- [Available data]:
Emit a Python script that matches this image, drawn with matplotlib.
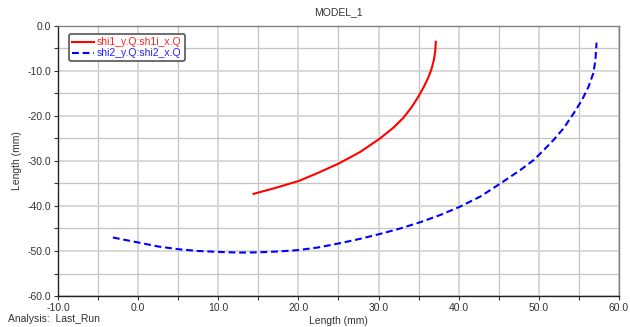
import numpy as np
import matplotlib.pyplot as plt
from matplotlib.ticker import MultipleLocator

plt.rcParams['font.family'] = ['Liberation Sans', 'DejaVu Sans']

# red curve: shi1_y.Q vs shi1i_x.Q
shi1_x = [14.4, 17.2, 20.1, 22.5, 25.1, 27.7, 30.1, 31.85, 33.1, 34.1,
          34.9, 35.6, 36.2, 36.6, 36.9, 37.08, 37.15]
shi1_y = [-37.3, -35.95, -34.4, -32.6, -30.5, -28.0, -25.1, -22.6, -20.4, -18.1,
          -15.9, -13.7, -11.5, -9.6, -7.6, -5.5, -3.5]

# blue curve: shi2_y.Q vs shi2_x.Q
shi2_x = [-3.15, 0.0, 2.5, 5.0, 7.5, 10.0, 12.5, 15.0, 17.5, 20.0, 22.5,
          25.1, 27.7, 30.2, 32.7, 35.2, 37.7, 40.1, 42.7, 45.2, 47.7,
          49.35, 50.6, 51.85, 53.1, 54.35, 55.4, 56.2, 56.8, 57.06, 57.2]
shi2_y = [-47.0, -48.1, -49.0, -49.6, -50.0, -50.2, -50.35, -50.3, -50.1, -49.8, -49.2,
          -48.3, -47.3, -46.2, -45.0, -43.6, -42.0, -40.2, -37.9, -35.0, -32.0,
          -29.8, -27.6, -25.3, -22.7, -19.4, -16.4, -13.5, -10.5, -7.6, -3.7]

fig = plt.figure(figsize=(6.3, 3.27), dpi=100)
ax = fig.add_axes([0.092, 0.0948, 0.8905, 0.8257])

ax.plot(shi1_x, shi1_y, color="#ff0000", linewidth=1.5, label="shi1_y.Q:sh1i_x.Q")
ax.plot(shi2_x, shi2_y, color="#0000ff", linewidth=1.5, linestyle=(0, (3.3, 1.8)),
        label="shi2_y.Q:shi2_x.Q")

ax.set_xlim(-10, 60)
ax.set_ylim(-60, 0)
ax.xaxis.set_major_locator(MultipleLocator(10))
ax.yaxis.set_major_locator(MultipleLocator(10))
ax.xaxis.set_minor_locator(MultipleLocator(5))
ax.yaxis.set_minor_locator(MultipleLocator(5))
ax.xaxis.set_major_formatter(lambda v, p: f"{v:.1f}")
ax.yaxis.set_major_formatter(lambda v, p: f"{v:.1f}")

ax.grid(True, which="major", color="#d6d6d6", linewidth=1.3)
ax.grid(True, which="minor", color="#c4c4c4", linewidth=0.9)
ax.set_axisbelow(True)

ax.tick_params(which="both", direction="out", length=3, width=0.8,
               labelsize=7.5, colors="#333333", pad=2)
for side in ["top", "right"]:
    ax.spines[side].set_color("#808080")
    ax.spines[side].set_linewidth(1.0)
for side in ["left", "bottom"]:
    ax.spines[side].set_color("#222222")
    ax.spines[side].set_linewidth(1.0)

ax.set_xlabel("Length (mm)", fontsize=7.5, color="#333333", labelpad=2)
ax.set_ylabel("Length (mm)", fontsize=7.5, color="#333333", labelpad=4)
ax.set_title("MODEL_1", fontsize=7.5, color="#333333", pad=8)
fig.text(0.013, 0.014, "Analysis:  Last_Run", fontsize=7.5, color="#333333")

leg = ax.legend(loc="upper left", bbox_to_anchor=(0.0196, 0.97), fontsize=7.5,
                handlelength=2.1, handletextpad=0.3, borderpad=0.3,
                labelspacing=0.1, borderaxespad=0, fancybox=True, framealpha=1)
leg.get_frame().set_edgecolor("#555555")
leg.get_frame().set_linewidth(1.2)
for txt, col in zip(leg.get_texts(), ["#ff2222", "#2222ff"]):
    txt.set_color(col)

fig.savefig("out.png", dpi=100)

- [Problem to work on]:
Restate the data above word for word. Do not include the images.

- [Task solution]:
Emit a Python script that matches this image, drawn with matplotlib.
import numpy as np
import matplotlib.pyplot as plt
from matplotlib.ticker import MultipleLocator

plt.rcParams['font.family'] = ['Liberation Sans', 'DejaVu Sans']

# red curve: shi1_y.Q vs shi1i_x.Q
shi1_x = [14.4, 17.2, 20.1, 22.5, 25.1, 27.7, 30.1, 31.85, 33.1, 34.1,
          34.9, 35.6, 36.2, 36.6, 36.9, 37.08, 37.15]
shi1_y = [-37.3, -35.95, -34.4, -32.6, -30.5, -28.0, -25.1, -22.6, -20.4, -18.1,
          -15.9, -13.7, -11.5, -9.6, -7.6, -5.5, -3.5]

# blue curve: shi2_y.Q vs shi2_x.Q
shi2_x = [-3.15, 0.0, 2.5, 5.0, 7.5, 10.0, 12.5, 15.0, 17.5, 20.0, 22.5,
          25.1, 27.7, 30.2, 32.7, 35.2, 37.7, 40.1, 42.7, 45.2, 47.7,
          49.35, 50.6, 51.85, 53.1, 54.35, 55.4, 56.2, 56.8, 57.06, 57.2]
shi2_y = [-47.0, -48.1, -49.0, -49.6, -50.0, -50.2, -50.35, -50.3, -50.1, -49.8, -49.2,
          -48.3, -47.3, -46.2, -45.0, -43.6, -42.0, -40.2, -37.9, -35.0, -32.0,
          -29.8, -27.6, -25.3, -22.7, -19.4, -16.4, -13.5, -10.5, -7.6, -3.7]

fig = plt.figure(figsize=(6.3, 3.27), dpi=100)
ax = fig.add_axes([0.092, 0.0948, 0.8905, 0.8257])

ax.plot(shi1_x, shi1_y, color="#ff0000", linewidth=1.5, label="shi1_y.Q:sh1i_x.Q")
ax.plot(shi2_x, shi2_y, color="#0000ff", linewidth=1.5, linestyle=(0, (3.3, 1.8)),
        label="shi2_y.Q:shi2_x.Q")

ax.set_xlim(-10, 60)
ax.set_ylim(-60, 0)
ax.xaxis.set_major_locator(MultipleLocator(10))
ax.yaxis.set_major_locator(MultipleLocator(10))
ax.xaxis.set_minor_locator(MultipleLocator(5))
ax.yaxis.set_minor_locator(MultipleLocator(5))
ax.xaxis.set_major_formatter(lambda v, p: f"{v:.1f}")
ax.yaxis.set_major_formatter(lambda v, p: f"{v:.1f}")

ax.grid(True, which="major", color="#d6d6d6", linewidth=1.3)
ax.grid(True, which="minor", color="#c4c4c4", linewidth=0.9)
ax.set_axisbelow(True)

ax.tick_params(which="both", direction="out", length=3, width=0.8,
               labelsize=7.5, colors="#333333", pad=2)
for side in ["top", "right"]:
    ax.spines[side].set_color("#808080")
    ax.spines[side].set_linewidth(1.0)
for side in ["left", "bottom"]:
    ax.spines[side].set_color("#222222")
    ax.spines[side].set_linewidth(1.0)

ax.set_xlabel("Length (mm)", fontsize=7.5, color="#333333", labelpad=2)
ax.set_ylabel("Length (mm)", fontsize=7.5, color="#333333", labelpad=4)
ax.set_title("MODEL_1", fontsize=7.5, color="#333333", pad=8)
fig.text(0.013, 0.014, "Analysis:  Last_Run", fontsize=7.5, color="#333333")

leg = ax.legend(loc="upper left", bbox_to_anchor=(0.0196, 0.97), fontsize=7.5,
                handlelength=2.1, handletextpad=0.3, borderpad=0.3,
                labelspacing=0.1, borderaxespad=0, fancybox=True, framealpha=1)
leg.get_frame().set_edgecolor("#555555")
leg.get_frame().set_linewidth(1.2)
for txt, col in zip(leg.get_texts(), ["#ff2222", "#2222ff"]):
    txt.set_color(col)

fig.savefig("out.png", dpi=100)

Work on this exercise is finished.